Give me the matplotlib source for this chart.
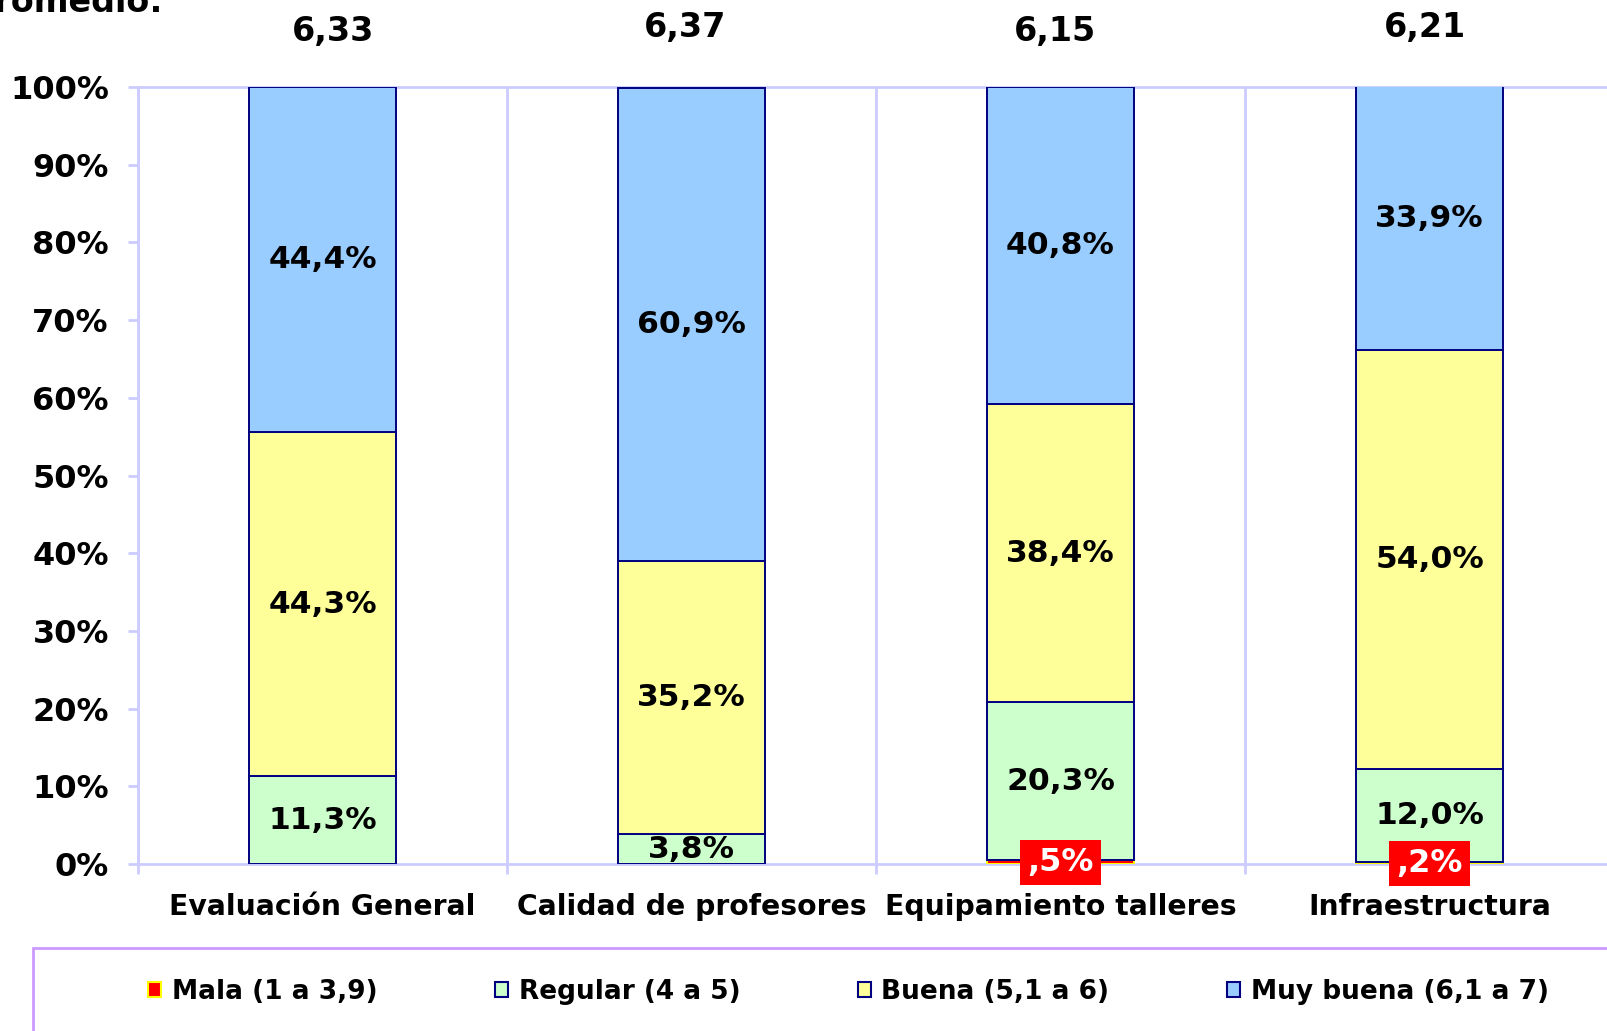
import matplotlib
matplotlib.use("Agg")
import matplotlib.pyplot as plt
from matplotlib.patches import Patch, Rectangle
from matplotlib.transforms import blended_transform_factory, offset_copy
import numpy as np

categories = ["Evaluación General", "Calidad de profesores", "Equipamiento talleres", "Infraestructura"]
promedios = ["6,33", "6,37", "6,15", "6,21"]
series_names = ["Mala (1 a 3,9)", "Regular (4 a 5)", "Buena (5,1 a 6)", "Muy buena (6,1 a 7)"]
mala = [0.0, 0.0, 0.5, 0.2]
regular = [11.3, 3.8, 20.3, 12.0]
buena = [44.3, 35.2, 38.4, 54.0]
muy_buena = [44.4, 60.9, 40.8, 33.9]
yticks = [0, 10, 20, 30, 40, 50, 60, 70, 80, 90, 100]

colors = ["#FF0000", "#CCFFCC", "#FFFF99", "#99CCFF"]
edges = ["#FFFF00", "#000080", "#000080", "#000080"]
grid_c = "#CCCCFF"

# per-label pixel nudges of the average labels (layout only)
avg_dx = [11, -6, -5, -5]
avg_y = [31, 27, 31, 27]

plt.rcParams['font.family'] = ['DejaVu Sans']
plt.rcParams['font.weight'] = 'bold'

W, H = 1607, 1031
fig = plt.figure(figsize=(W / 100, H / 100), dpi=100)
ax = fig.add_axes([138 / W, 1 - 864 / H, 1476 / W, (864 - 87) / H])

x = np.arange(len(categories))
data = [mala, regular, buena, muy_buena]
bottom = np.zeros(len(categories))
containers = []
for vals, c, e, name in zip(data, colors, edges, series_names):
    v = np.array(vals)
    bc = ax.bar(x, v, width=0.4, bottom=bottom, color=c, edgecolor=e, linewidth=1.4, zorder=3, label=name)
    containers.append((bc, v))
    bottom = bottom + v

def fmt(v):
    s = f"{v:.1f}".replace('.', ',')
    if s.startswith("0,"):
        s = s[1:]
    return s + "%"

for i, (bc, v) in enumerate(containers):
    labels = [fmt(val) if val > 0 else "" for val in v]
    if i == 0:
        txts = ax.bar_label(bc, labels=labels, label_type='center', fontsize=23, fontweight='bold',
                            color='white', zorder=5)
        for t in txts:
            if t.get_text():
                t.set_bbox(dict(facecolor='#FF0000', edgecolor='none', pad=5))
    else:
        ax.bar_label(bc, labels=labels, label_type='center', fontsize=22.6, fontweight='bold',
                     color='black', zorder=5)

ax.set_xlim(-0.5, len(categories) - 0.5)
ax.set_ylim(0, 100)
ax.set_yticks(yticks)
ax.set_yticklabels([f"{t}%" for t in yticks], fontsize=23, fontweight='bold')
ax.set_xticks(x)
ax.set_xticklabels(categories, fontsize=20.3, fontweight='bold')
ax.set_xticks(np.arange(len(categories) + 1) - 0.5, minor=True)
ax.tick_params(axis='x', which='major', length=0, pad=21)
ax.tick_params(axis='x', which='minor', length=7, width=2, color=grid_c)
ax.tick_params(axis='y', which='major', length=7, width=2, color=grid_c, pad=14)
ax.grid(axis='x', which='minor', color=grid_c, linewidth=2, zorder=0)
for s in ['top', 'bottom', 'left', 'right']:
    ax.spines[s].set_color(grid_c)
    ax.spines[s].set_linewidth(2)

tr = blended_transform_factory(ax.transData, fig.transFigure)
for xi, p, dx, yy in zip(x, promedios, avg_dx, avg_y):
    t2 = offset_copy(tr, fig=fig, x=dx, y=0, units='dots')
    ax.text(xi, 1 - yy / H, p, transform=t2, ha='center', va='center', fontsize=24,
            fontweight='bold', color='black')

fig.text(163 / W, 1 - 12 / H, "Promedio:", ha='right', va='baseline', fontsize=24,
         fontweight='bold', color='black')

fig.patches.append(Rectangle((33 / W, -0.1), 1.2, 0.1 + (1 - 948 / H), transform=fig.transFigure,
                             facecolor='none', edgecolor='#CC99FF', linewidth=2, clip_on=False))

handles = [Patch(facecolor=c, edgecolor=e, linewidth=1.5) for c, e in zip(colors, edges)]
fig.legend(handles, series_names, loc='center left', bbox_to_anchor=(148 / W, 1 - 992 / H),
           ncol=4, frameon=False, prop={'weight': 'bold', 'size': 19},
           handlelength=0.5, handleheight=0.5, handletextpad=0.4, columnspacing=4.45,
           borderpad=0, borderaxespad=0)

fig.savefig("out.png", dpi=100)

» **EXERCISE DIRECTIONS**
Reproduce only the lines from the beginning of the data through the line that contains "import numpy as np", both included, and please drop the pictures.

» **SOLUTION FOR THIS EXERCISE**
Give me the matplotlib source for this chart.
import matplotlib
matplotlib.use("Agg")
import matplotlib.pyplot as plt
from matplotlib.patches import Patch, Rectangle
from matplotlib.transforms import blended_transform_factory, offset_copy
import numpy as np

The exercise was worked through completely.